Kraft spinoff Mondelez International Inc. (Nasdaq: MDLZ) – like its parent company – is looking like a tasty treat for investors.
Ahead of its first official day of trading on Tuesday, several Wall Street firms were hungry for shares of Mondelez, the snack-food division of Kraft Foods Group Inc. (Nasdaq: KRFT).
Jason English, a Goldman Sachs analyst, placed Mondelez on the firm's "Conviction Buy" list Monday, its top rating.
Here's why Wall Street is eager to get a piece of Kraft spinoff Mondelez.
Why Kraft Spinoff Mondelez Looks Appetizing
Created as the chocolate and confectionary arm of Kraft, Mondelez will be the new parent company of such recognized and successful brands like Cadbury, Oreos, Chips Ahoy, Trident Gum, and Milka.

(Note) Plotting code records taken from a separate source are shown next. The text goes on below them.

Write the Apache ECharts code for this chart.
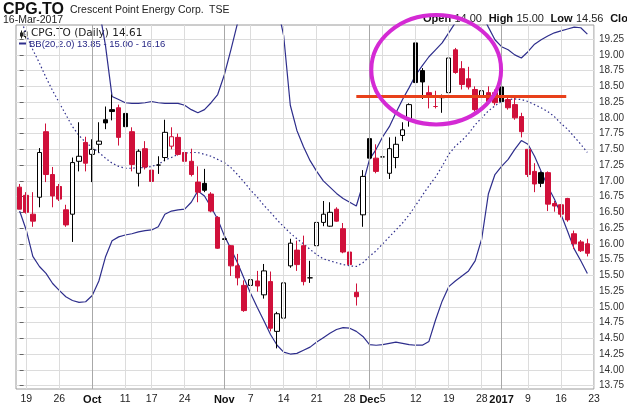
<!DOCTYPE html>
<html><head><meta charset="utf-8">
<script src="https://cdn.jsdelivr.net/npm/echarts@6/dist/echarts.min.js"></script>
<style>html,body{margin:0;padding:0;background:#fff}#c{width:627px;height:405px}</style>
</head><body><div id="c"></div>
<script>
// ---- data (trading-day index 0 = 16-Sep-2016) ----
const opens = [16.90,16.77,16.47,16.74,17.78,17.10,16.91,16.54,16.47,17.31,
17.61,17.42,17.58,17.97,18.13,18.16,18.07,17.78,17.12,17.51,
17.17,17.25,17.37,17.55,17.69,17.45,17.31,16.98,16.96,16.79,
16.42,16.08,15.97,15.65,15.34,15.34,15.41,15.19,15.40,14.61,
14.82,15.65,15.90,15.97,15.46,15.97,16.34,16.28,16.55,16.24,
15.87,15.23,16.46,17.67,17.36,17.38,17.12,17.37,17.72,17.99,
19.19,18.75,18.40,18.18,18.32,18.40,19.08,18.78,18.62,18.45,
18.34,18.40,18.40,18.49,18.29,18.21,18.02,17.50,17.15,17.13,
17.13,16.64,16.62,16.72,16.16,16.03,16.00];
const highs = [16.95,16.82,16.82,17.52,17.91,17.22,16.95,16.62,17.37,17.93,
17.70,17.66,17.93,18.18,18.37,18.21,18.07,17.85,17.50,17.63,
17.26,17.39,17.97,17.85,17.75,17.50,17.51,17.23,17.19,16.82,
16.44,16.22,15.98,15.84,15.42,15.56,15.57,15.68,15.56,14.92,
15.40,16.08,16.05,16.13,15.73,16.42,16.68,16.66,16.58,16.33,
16.01,15.37,17.17,18.23,17.58,17.63,17.69,17.70,17.93,18.23,
19.36,18.79,18.51,18.43,18.37,18.97,19.11,18.90,18.81,18.50,
18.56,18.50,18.45,18.87,18.32,18.34,18.08,17.50,17.28,17.15,
17.15,16.68,16.63,16.73,16.21,16.06,16.08];
const lows = [16.55,16.48,16.27,16.58,16.98,16.58,16.68,16.27,16.03,17.15,
17.15,16.98,17.45,17.82,17.96,17.56,17.71,17.15,16.91,17.18,
16.84,17.11,17.31,17.50,17.40,17.06,17.07,16.66,16.82,16.50,
15.92,15.78,15.49,15.34,14.92,15.26,15.24,15.13,14.61,14.34,
14.76,15.62,15.57,15.34,15.38,15.81,16.28,16.27,16.35,15.85,
15.62,15.02,16.27,17.26,17.12,17.01,17.03,17.20,17.63,17.86,
18.55,18.30,18.15,18.15,18.08,18.38,18.70,18.45,18.45,18.10,
18.16,18.24,18.20,18.12,18.13,17.97,17.69,17.06,16.82,16.90,
16.52,16.51,16.42,16.35,15.92,15.87,15.80];
const closes = [16.55,16.50,16.36,17.45,17.10,16.76,16.71,16.30,17.29,17.39,
17.28,17.50,17.63,17.92,18.10,17.69,17.86,17.26,17.47,17.22,
16.99,17.25,17.77,17.70,17.42,17.31,17.10,16.82,16.85,16.52,
15.93,16.07,15.65,15.46,14.94,15.43,15.33,15.57,14.66,14.89,
15.38,16.01,15.67,15.40,15.46,16.34,16.47,16.50,16.36,15.87,
15.67,15.16,17.07,17.36,17.15,17.38,17.51,17.58,17.81,18.21,
18.56,18.57,18.34,18.18,18.33,18.95,18.72,18.53,18.49,18.13,
18.43,18.26,18.24,18.26,18.16,18.00,17.78,17.10,16.95,16.96,
16.63,16.60,16.47,16.38,16.00,15.89,15.85];
const bbUpper = [20.3,20.3,20.3,20.25,20.2,20.15,20.1,20.05,20.0,19.95,
19.9,19.85,19.75,19.15,18.34,18.29,18.24,18.23,18.23,18.24,
18.26,18.24,18.23,18.23,18.23,18.20,18.13,18.08,18.13,18.24,
18.37,18.68,19.08,19.5,19.8,19.95,20.0,20.0,19.95,19.8,
19.3,18.2,17.8,17.54,17.32,17.15,17.0,16.9,16.8,16.72,
16.66,16.60,16.95,17.34,17.50,17.70,17.86,18.08,18.29,18.48,
18.68,18.83,18.97,19.08,19.19,19.35,19.51,19.7,19.8,19.75,
19.65,19.44,19.24,19.13,19.08,19.00,18.95,19.05,19.17,19.24,
19.30,19.35,19.38,19.41,19.44,19.43,19.33];
const bbMiddle = [19.63,19.32,19.08,18.87,18.64,18.43,18.24,18.05,17.86,17.72,
17.61,17.53,17.45,17.36,17.28,17.23,17.20,17.20,17.21,17.21,
17.23,17.26,17.33,17.37,17.42,17.44,17.45,17.45,17.42,17.39,
17.34,17.29,17.21,17.10,16.98,16.85,16.74,16.61,16.50,16.38,
16.27,16.17,16.08,16.00,15.91,15.83,15.76,15.73,15.70,15.67,
15.65,15.64,15.70,15.80,15.89,16.00,16.11,16.22,16.33,16.46,
16.61,16.77,16.92,17.06,17.23,17.42,17.55,17.64,17.75,17.89,
18.00,18.11,18.19,18.26,18.29,18.30,18.29,18.26,18.21,18.16,
18.10,18.02,17.91,17.82,17.70,17.58,17.45];
const bbLower = [16.52,16.22,15.80,15.64,15.53,15.37,15.26,15.16,15.10,15.07,
15.08,15.18,15.41,15.79,16.05,16.11,16.14,16.16,16.19,16.21,
16.22,16.27,16.47,16.52,16.54,16.55,16.66,16.84,16.76,16.58,
16.39,16.13,15.92,15.70,15.45,15.21,14.99,14.78,14.56,14.39,
14.28,14.25,14.26,14.31,14.36,14.44,14.51,14.58,14.64,14.67,
14.66,14.61,14.53,14.40,14.39,14.40,14.42,14.44,14.42,14.40,
14.39,14.39,14.45,14.79,15.09,15.32,15.41,15.49,15.57,15.73,
16.08,16.79,17.10,17.23,17.34,17.50,17.64,17.58,17.39,17.15,
16.91,16.71,16.47,16.20,15.92,15.73,15.53];
const dateLabelIdx = [1,6,11,16,20,25,31,35,40,45,50,53,55,60,65,70,73,77,82,87];
const dateLabels = ['19','26','Oct','11','17','24','Nov','7','14','21','28','Dec','5','12','19','28','2017','9','16','23'];
const monthLabels = ['Oct','Nov','Dec','2017'];
const priceTicks = [13.75,14.00,14.25,14.50,14.75,15.00,15.25,15.50,15.75,16.00,16.25,16.50,
16.75,17.00,17.25,17.50,17.75,18.00,18.25,18.50,18.75,19.00,19.25];
// annotations (in data units)
const resistance = {level: 18.35, from: 51, to: 82.8};
const circle = {cx: 63.1, cy: 18.764, rx: 9.83, ry: 0.868};

const RED = '#d0103a', BLACK = '#000000', BB = '#2e2e8c';
const candleData = closes.map((c, i) => {
  const o = opens[i];
  const prev = i > 0 ? closes[i - 1] : Infinity;
  const col = c < prev ? RED : BLACK;
  const fill = c > o ? '#ffffff' : col;
  return {value: [i, o, c, lows[i], highs[i]],
    itemStyle: {color: fill, color0: fill, borderColor: col, borderColor0: col, borderColorDoji: col}};
});
const toXY = arr => arr.map((v, i) => [i, v]);

const chart = echarts.init(document.getElementById('c'), null, {renderer: 'canvas'});
const option = {
  animation: false,
  backgroundColor: '#ffffff',
  grid: {left: 16, right: 32, top: 25, bottom: 14, show: true, borderColor: '#9a9a9a', borderWidth: 1, backgroundColor: 'transparent'},
  xAxis: {
    type: 'value', min: -0.55, max: 87,
    axisLine: {show: false}, axisTick: {show: false}, splitLine: {show: false},
    axisLabel: {
      customValues: dateLabelIdx, margin: 5, fontSize: 10.5, color: '#222',
      fontFamily: 'Liberation Sans, Arial, sans-serif',
      formatter: v => { const k = dateLabelIdx.indexOf(v); const t = k >= 0 ? dateLabels[k] : '';
        return monthLabels.includes(t) ? '{b|' + t + '}' : t; },
      rich: {b: {fontWeight: 'bold', fontSize: 11, color: '#111', fontFamily: 'Liberation Sans, Arial, sans-serif'}}
    }
  },
  yAxis: {
    type: 'value', position: 'right', min: 13.695, max: 19.474, scale: true,
    axisLine: {show: false},
    axisTick: {show: true, customValues: priceTicks, length: 4, lineStyle: {color: '#666'}},
    axisLabel: {customValues: priceTicks, formatter: v => v.toFixed(2), fontSize: 10, color: '#333', margin: 5,
      fontFamily: 'Liberation Sans, Arial, sans-serif'},
    splitLine: {show: true, lineStyle: {color: '#dcdcdc', width: 1}}
  },
  series: [
    {type: 'line', name: 'vgrid', data: [], z: 1, silent: true,
      markLine: {silent: true, symbol: ['none', 'none'], label: {show: false}, animation: false,
        data: dateLabelIdx.map((v, k) => ({xAxis: v,
          lineStyle: {type: 'solid', width: 1, color: monthLabels.includes(dateLabels[k]) ? '#a8a8a8' : '#dcdcdc'}}))}},
    {type: 'line', name: 'upper', data: toXY(bbUpper), showSymbol: false, z: 2, silent: true,
      lineStyle: {color: BB, width: 1.2}},
    {type: 'line', name: 'middle', data: toXY(bbMiddle), showSymbol: false, z: 2, silent: true,
      lineStyle: {color: BB, width: 1.2, type: [1.5, 2.5]}},
    {type: 'line', name: 'lower', data: toXY(bbLower), showSymbol: false, z: 2, silent: true,
      lineStyle: {color: BB, width: 1.2}},
    {type: 'candlestick', name: 'CPG.TO', data: candleData, z: 3, barWidth: 5,
      encode: {x: 0, y: [1, 2, 3, 4]}, itemStyle: {borderWidth: 1}},
    {type: 'line', name: 'resistance', data: [], z: 5, silent: true,
      markLine: {silent: true, symbol: ['none', 'none'], label: {show: false}, animation: false,
        lineStyle: {color: '#e8401a', width: 3, type: 'solid'},
        data: [[{coord: [resistance.from, resistance.level]}, {coord: [resistance.to, resistance.level]}]]}}
  ]
};
chart.setOption(option);

const c0 = chart.convertToPixel({gridIndex: 0}, [circle.cx, circle.cy]);
const c1 = chart.convertToPixel({gridIndex: 0}, [circle.cx + circle.rx, circle.cy - circle.ry]);
const F = 'Liberation Sans, Arial, sans-serif';
chart.setOption({graphic: [
  {type: 'text', left: 3, top: 2, style: {text: 'CPG.TO', font: 'bold 16px ' + F, fill: '#111'}},
  {type: 'text', left: 70, top: 5, style: {text: 'Crescent Point Energy Corp.', font: '10.5px ' + F, fill: '#222'}},
  {type: 'text', left: 209, top: 5, style: {text: 'TSE', font: '10.5px ' + F, fill: '#222'}},
  {type: 'text', left: 3, top: 15, style: {text: '16-Mar-2017', font: '10.5px ' + F, fill: '#222'}},
  {type: 'text', left: 423, top: 13, style: {
    rich: {b: {font: 'bold 11px ' + F, fill: '#111'}, n: {font: '11px ' + F, fill: '#222'}},
    text: '{b|Open} {n|14.00}  {b|High} {n|15.00}  {b|Low} {n|14.56}  {b|Close} {n|14.61}'}},
  {type: 'group', left: 19, top: 28, children: [
    {type: 'line', shape: {x1: 1.5, y1: 0, x2: 1.5, y2: 8}, style: {stroke: '#222', lineWidth: 1}},
    {type: 'rect', shape: {x: 0, y: 2, width: 3, height: 4}, style: {fill: '#222'}},
    {type: 'line', shape: {x1: 5.5, y1: 0, x2: 5.5, y2: 8}, style: {stroke: '#222', lineWidth: 1}},
    {type: 'rect', shape: {x: 4, y: 1, width: 3, height: 5}, style: {fill: '#fff', stroke: '#222', lineWidth: 1}}
  ]},
  {type: 'text', left: 31, top: 28, style: {text: 'CPG.TO (Daily) 14.61', font: '10.5px DejaVu Sans, sans-serif', fill: '#222'}},
  {type: 'line', shape: {x1: 19, y1: 43.5, x2: 27, y2: 43.5}, style: {stroke: BB, lineWidth: 2}},
  {type: 'text', left: 29, top: 39, style: {text: 'BB(20,2.0) 13.85 - 15.00 - 16.16', font: '9.5px ' + F, fill: '#1f1f80'}},
  {type: 'ellipse', shape: {cx: c0[0], cy: c0[1], rx: c1[0] - c0[0], ry: c1[1] - c0[1]}, z: 100,
    style: {fill: 'none', stroke: '#d42ad4', lineWidth: 4}}
]});
</script></body></html>
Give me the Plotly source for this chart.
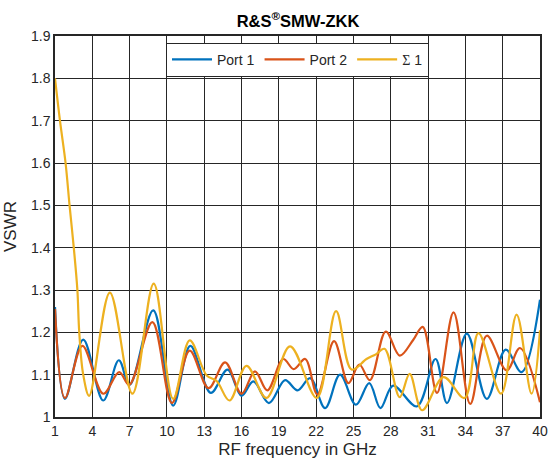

Mondelez has positioned itself to feed off the notable snacking trends sweeping the world – especially in emerging markets.
"Forty-four percent of our revenue will come from emerging markets, benefiting from the growth there," Tim Cofer, Europe president at Mondelez International told CNBC. "Snacking is a behavior that is growing, and we have a strong leadership position in the area. Snacking categories are growing much faster than non-snacking businesses, and it's a great position to be in."
The company is especially excited about expansion in Brazil, Russia, India and China, also known as the BRICs.
"In China we have an over $800 million business dominated by biscuits, (cookies) and Oreo is the number one biscuit in China [right now]," Cofer added.
Roughly 37% of revenue will come from Europe, while 20% will come from North America.
In a note to clients, Goldman Sach's English said he expects the company to deliver double-digit earnings growth based on two key driving forces: emerging-markets expansion and a growing snack-food market.
English said he believes shares could be worth a juicy $32 over the next 12 months – a 14% premium to Tuesday's close.
JPMorgan's Ken Goldman penned in a client note that he expects Mondelez to hit $31 by the end of next year and initiated shares with an "Overweight" rating.
"We view snacking as one of the most attractive categories in food manufacturing today," he wrote.
As Mondelez focuses on the snack segment, Kraft aims to grow in the broader food market.
Kraft Spinoff Narrows Focus
Wall Street isn't ignoring Mondelez parent company Kraft Foods Group Inc.
The company has been quick to capitalize on fresh acquisitions, divestures and strategic shifts. In a moving mode of late, Kraft ditched the New York Stock Exchange for the Nasdaq earlier this year citing financial and better visibility reasons.
The Northfield, IL-based company behind such iconic brands as Kraft Mac N' Cheese, Oscar Mayer and Tang has many analysts sniffing around.
On Tuesday, UBS AG (NYSE: UBS) issued a "Buy" rating and $50 price target on shares. Bank of America Corp. (NYSE: BAC) also rated shares a "Buy," and Morgan Stanley (NYSE: MS) placed an equal weight on the stock with a $47 price target.
Shares of KRFT closed Wednesday at $44.87, down 1.21%.
Kraft Trading Gaffe
On Wednesday, just a day after trading independent of Mondelez, shares of Kraft were extremely active and volatile.
KFG's shares soared 25% within the first minute of trading, leading the Nasdaq OMX Group to cancel dozens of trades. The stock hit $58.54 by 9:31 a.m., up from its opening price of $45.55.
Nasdaq later said it would cancel all KFG trades above $47.82 that were executed between 9:30 a.m. and 9:31 a.m. EDT, calling the trading "clearly erroneous."
Ironically the trading snafu followed a public meeting Tuesday of exchange officials and Securities and Exchange experts on how to prevent such technology gaffes.
"This is another example of a market-structure flaw," Matt Simon, a senior analyst at market research firm Tabb Group, told The Wall Street Journal. "While the SEC approved in May circuit-breaker changes, there appears to be an urgent need to act sooner."
Shares of Kraft spinoff Mondelez fell to $27.83, down 0.64% in its second trading day Wednesday. MDLZ on Tuesday rose 19 cents, or 0.7%, to close at $28.01.